- _Information supplied_:
========

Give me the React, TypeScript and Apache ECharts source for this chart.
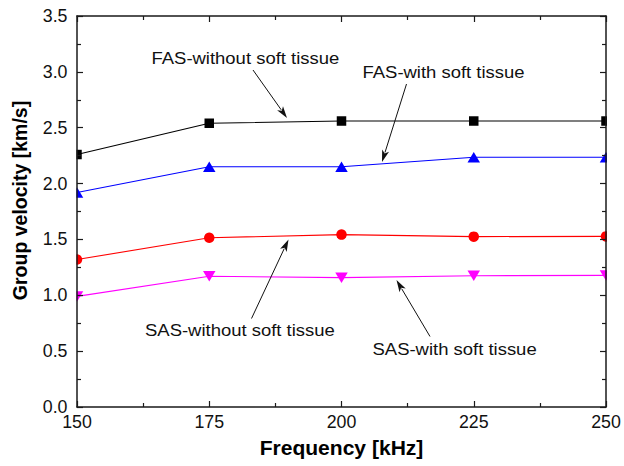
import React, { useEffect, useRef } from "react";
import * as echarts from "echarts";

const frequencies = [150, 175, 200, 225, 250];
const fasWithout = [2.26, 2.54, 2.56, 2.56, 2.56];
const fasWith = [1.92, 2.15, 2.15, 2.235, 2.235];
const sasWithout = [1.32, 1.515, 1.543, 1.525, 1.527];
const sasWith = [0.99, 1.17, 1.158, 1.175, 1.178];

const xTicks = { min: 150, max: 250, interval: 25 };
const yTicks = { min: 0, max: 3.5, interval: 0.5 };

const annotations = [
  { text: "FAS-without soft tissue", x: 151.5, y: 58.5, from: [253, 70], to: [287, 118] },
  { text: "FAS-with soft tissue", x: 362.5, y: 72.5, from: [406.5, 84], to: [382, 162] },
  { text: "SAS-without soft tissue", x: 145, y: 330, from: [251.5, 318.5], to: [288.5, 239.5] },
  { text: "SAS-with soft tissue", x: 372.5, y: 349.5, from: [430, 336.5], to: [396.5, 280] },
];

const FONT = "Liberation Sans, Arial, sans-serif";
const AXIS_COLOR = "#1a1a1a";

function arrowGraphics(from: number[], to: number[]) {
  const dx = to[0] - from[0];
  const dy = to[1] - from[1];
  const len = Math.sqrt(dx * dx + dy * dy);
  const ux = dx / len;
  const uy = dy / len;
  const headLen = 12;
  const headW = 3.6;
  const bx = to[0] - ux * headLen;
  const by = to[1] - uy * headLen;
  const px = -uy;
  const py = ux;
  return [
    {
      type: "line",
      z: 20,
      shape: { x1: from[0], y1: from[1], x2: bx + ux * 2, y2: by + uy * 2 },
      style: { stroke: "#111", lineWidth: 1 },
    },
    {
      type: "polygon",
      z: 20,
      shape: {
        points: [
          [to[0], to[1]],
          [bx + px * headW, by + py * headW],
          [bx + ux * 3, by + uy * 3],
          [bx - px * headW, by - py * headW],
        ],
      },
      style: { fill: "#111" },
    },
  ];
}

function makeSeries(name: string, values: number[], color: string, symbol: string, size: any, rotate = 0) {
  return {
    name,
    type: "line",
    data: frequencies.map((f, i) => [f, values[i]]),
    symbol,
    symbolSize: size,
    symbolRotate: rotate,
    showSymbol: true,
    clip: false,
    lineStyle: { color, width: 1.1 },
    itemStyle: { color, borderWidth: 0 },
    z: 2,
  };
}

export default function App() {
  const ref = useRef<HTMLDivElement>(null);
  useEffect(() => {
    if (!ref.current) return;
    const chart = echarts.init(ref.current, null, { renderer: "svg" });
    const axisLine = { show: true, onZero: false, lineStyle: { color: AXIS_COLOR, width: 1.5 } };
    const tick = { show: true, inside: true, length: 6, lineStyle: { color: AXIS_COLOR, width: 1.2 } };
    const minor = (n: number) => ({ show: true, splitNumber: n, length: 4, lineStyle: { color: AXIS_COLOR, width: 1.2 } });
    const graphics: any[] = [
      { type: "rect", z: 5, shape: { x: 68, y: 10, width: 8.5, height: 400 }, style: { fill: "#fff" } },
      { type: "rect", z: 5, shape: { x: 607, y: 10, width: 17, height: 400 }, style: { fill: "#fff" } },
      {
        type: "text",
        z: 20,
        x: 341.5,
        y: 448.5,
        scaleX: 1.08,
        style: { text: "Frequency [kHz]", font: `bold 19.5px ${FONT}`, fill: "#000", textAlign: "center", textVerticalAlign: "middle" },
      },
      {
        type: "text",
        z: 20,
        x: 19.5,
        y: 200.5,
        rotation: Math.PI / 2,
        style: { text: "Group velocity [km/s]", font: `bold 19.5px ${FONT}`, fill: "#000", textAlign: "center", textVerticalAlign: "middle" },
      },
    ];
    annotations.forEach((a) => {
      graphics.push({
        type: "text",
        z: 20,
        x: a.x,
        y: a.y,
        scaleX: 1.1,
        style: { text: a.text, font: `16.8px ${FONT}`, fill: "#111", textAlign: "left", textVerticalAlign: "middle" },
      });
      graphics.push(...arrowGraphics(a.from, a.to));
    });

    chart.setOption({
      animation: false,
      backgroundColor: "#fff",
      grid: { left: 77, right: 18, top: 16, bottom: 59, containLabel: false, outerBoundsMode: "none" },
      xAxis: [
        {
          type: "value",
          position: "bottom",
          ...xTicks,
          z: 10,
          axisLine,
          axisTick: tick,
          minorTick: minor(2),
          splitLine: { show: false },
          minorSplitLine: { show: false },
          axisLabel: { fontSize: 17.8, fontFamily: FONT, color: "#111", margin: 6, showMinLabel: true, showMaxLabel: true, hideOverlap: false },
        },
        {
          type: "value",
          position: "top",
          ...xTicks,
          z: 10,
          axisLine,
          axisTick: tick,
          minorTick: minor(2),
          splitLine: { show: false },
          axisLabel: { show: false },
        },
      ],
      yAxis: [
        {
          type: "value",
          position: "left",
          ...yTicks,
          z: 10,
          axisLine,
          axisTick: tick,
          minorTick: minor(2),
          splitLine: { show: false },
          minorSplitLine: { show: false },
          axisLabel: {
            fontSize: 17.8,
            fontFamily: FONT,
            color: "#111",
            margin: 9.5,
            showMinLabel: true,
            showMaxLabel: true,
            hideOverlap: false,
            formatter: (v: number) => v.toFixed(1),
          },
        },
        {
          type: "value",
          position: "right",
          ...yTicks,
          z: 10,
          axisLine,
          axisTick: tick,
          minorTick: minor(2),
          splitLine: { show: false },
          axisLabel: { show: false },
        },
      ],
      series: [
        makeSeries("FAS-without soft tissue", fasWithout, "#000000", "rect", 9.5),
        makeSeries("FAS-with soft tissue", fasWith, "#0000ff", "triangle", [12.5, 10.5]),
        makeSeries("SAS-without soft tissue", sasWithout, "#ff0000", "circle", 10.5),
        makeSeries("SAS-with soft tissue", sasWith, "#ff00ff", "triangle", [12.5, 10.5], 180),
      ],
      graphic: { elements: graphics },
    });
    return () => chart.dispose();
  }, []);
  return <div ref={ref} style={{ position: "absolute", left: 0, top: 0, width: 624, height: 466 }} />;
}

========

- _Goal_:
Write out the whole listing exactly, and drop the pictures.

- _Task answer_:
Give me the React, TypeScript and Apache ECharts source for this chart.
import React, { useEffect, useRef } from "react";
import * as echarts from "echarts";

const frequencies = [150, 175, 200, 225, 250];
const fasWithout = [2.26, 2.54, 2.56, 2.56, 2.56];
const fasWith = [1.92, 2.15, 2.15, 2.235, 2.235];
const sasWithout = [1.32, 1.515, 1.543, 1.525, 1.527];
const sasWith = [0.99, 1.17, 1.158, 1.175, 1.178];

const xTicks = { min: 150, max: 250, interval: 25 };
const yTicks = { min: 0, max: 3.5, interval: 0.5 };

const annotations = [
  { text: "FAS-without soft tissue", x: 151.5, y: 58.5, from: [253, 70], to: [287, 118] },
  { text: "FAS-with soft tissue", x: 362.5, y: 72.5, from: [406.5, 84], to: [382, 162] },
  { text: "SAS-without soft tissue", x: 145, y: 330, from: [251.5, 318.5], to: [288.5, 239.5] },
  { text: "SAS-with soft tissue", x: 372.5, y: 349.5, from: [430, 336.5], to: [396.5, 280] },
];

const FONT = "Liberation Sans, Arial, sans-serif";
const AXIS_COLOR = "#1a1a1a";

function arrowGraphics(from: number[], to: number[]) {
  const dx = to[0] - from[0];
  const dy = to[1] - from[1];
  const len = Math.sqrt(dx * dx + dy * dy);
  const ux = dx / len;
  const uy = dy / len;
  const headLen = 12;
  const headW = 3.6;
  const bx = to[0] - ux * headLen;
  const by = to[1] - uy * headLen;
  const px = -uy;
  const py = ux;
  return [
    {
      type: "line",
      z: 20,
      shape: { x1: from[0], y1: from[1], x2: bx + ux * 2, y2: by + uy * 2 },
      style: { stroke: "#111", lineWidth: 1 },
    },
    {
      type: "polygon",
      z: 20,
      shape: {
        points: [
          [to[0], to[1]],
          [bx + px * headW, by + py * headW],
          [bx + ux * 3, by + uy * 3],
          [bx - px * headW, by - py * headW],
        ],
      },
      style: { fill: "#111" },
    },
  ];
}

function makeSeries(name: string, values: number[], color: string, symbol: string, size: any, rotate = 0) {
  return {
    name,
    type: "line",
    data: frequencies.map((f, i) => [f, values[i]]),
    symbol,
    symbolSize: size,
    symbolRotate: rotate,
    showSymbol: true,
    clip: false,
    lineStyle: { color, width: 1.1 },
    itemStyle: { color, borderWidth: 0 },
    z: 2,
  };
}

export default function App() {
  const ref = useRef<HTMLDivElement>(null);
  useEffect(() => {
    if (!ref.current) return;
    const chart = echarts.init(ref.current, null, { renderer: "svg" });
    const axisLine = { show: true, onZero: false, lineStyle: { color: AXIS_COLOR, width: 1.5 } };
    const tick = { show: true, inside: true, length: 6, lineStyle: { color: AXIS_COLOR, width: 1.2 } };
    const minor = (n: number) => ({ show: true, splitNumber: n, length: 4, lineStyle: { color: AXIS_COLOR, width: 1.2 } });
    const graphics: any[] = [
      { type: "rect", z: 5, shape: { x: 68, y: 10, width: 8.5, height: 400 }, style: { fill: "#fff" } },
      { type: "rect", z: 5, shape: { x: 607, y: 10, width: 17, height: 400 }, style: { fill: "#fff" } },
      {
        type: "text",
        z: 20,
        x: 341.5,
        y: 448.5,
        scaleX: 1.08,
        style: { text: "Frequency [kHz]", font: `bold 19.5px ${FONT}`, fill: "#000", textAlign: "center", textVerticalAlign: "middle" },
      },
      {
        type: "text",
        z: 20,
        x: 19.5,
        y: 200.5,
        rotation: Math.PI / 2,
        style: { text: "Group velocity [km/s]", font: `bold 19.5px ${FONT}`, fill: "#000", textAlign: "center", textVerticalAlign: "middle" },
      },
    ];
    annotations.forEach((a) => {
      graphics.push({
        type: "text",
        z: 20,
        x: a.x,
        y: a.y,
        scaleX: 1.1,
        style: { text: a.text, font: `16.8px ${FONT}`, fill: "#111", textAlign: "left", textVerticalAlign: "middle" },
      });
      graphics.push(...arrowGraphics(a.from, a.to));
    });

    chart.setOption({
      animation: false,
      backgroundColor: "#fff",
      grid: { left: 77, right: 18, top: 16, bottom: 59, containLabel: false, outerBoundsMode: "none" },
      xAxis: [
        {
          type: "value",
          position: "bottom",
          ...xTicks,
          z: 10,
          axisLine,
          axisTick: tick,
          minorTick: minor(2),
          splitLine: { show: false },
          minorSplitLine: { show: false },
          axisLabel: { fontSize: 17.8, fontFamily: FONT, color: "#111", margin: 6, showMinLabel: true, showMaxLabel: true, hideOverlap: false },
        },
        {
          type: "value",
          position: "top",
          ...xTicks,
          z: 10,
          axisLine,
          axisTick: tick,
          minorTick: minor(2),
          splitLine: { show: false },
          axisLabel: { show: false },
        },
      ],
      yAxis: [
        {
          type: "value",
          position: "left",
          ...yTicks,
          z: 10,
          axisLine,
          axisTick: tick,
          minorTick: minor(2),
          splitLine: { show: false },
          minorSplitLine: { show: false },
          axisLabel: {
            fontSize: 17.8,
            fontFamily: FONT,
            color: "#111",
            margin: 9.5,
            showMinLabel: true,
            showMaxLabel: true,
            hideOverlap: false,
            formatter: (v: number) => v.toFixed(1),
          },
        },
        {
          type: "value",
          position: "right",
          ...yTicks,
          z: 10,
          axisLine,
          axisTick: tick,
          minorTick: minor(2),
          splitLine: { show: false },
          axisLabel: { show: false },
        },
      ],
      series: [
        makeSeries("FAS-without soft tissue", fasWithout, "#000000", "rect", 9.5),
        makeSeries("FAS-with soft tissue", fasWith, "#0000ff", "triangle", [12.5, 10.5]),
        makeSeries("SAS-without soft tissue", sasWithout, "#ff0000", "circle", 10.5),
        makeSeries("SAS-with soft tissue", sasWith, "#ff00ff", "triangle", [12.5, 10.5], 180),
      ],
      graphic: { elements: graphics },
    });
    return () => chart.dispose();
  }, []);
  return <div ref={ref} style={{ position: "absolute", left: 0, top: 0, width: 624, height: 466 }} />;
}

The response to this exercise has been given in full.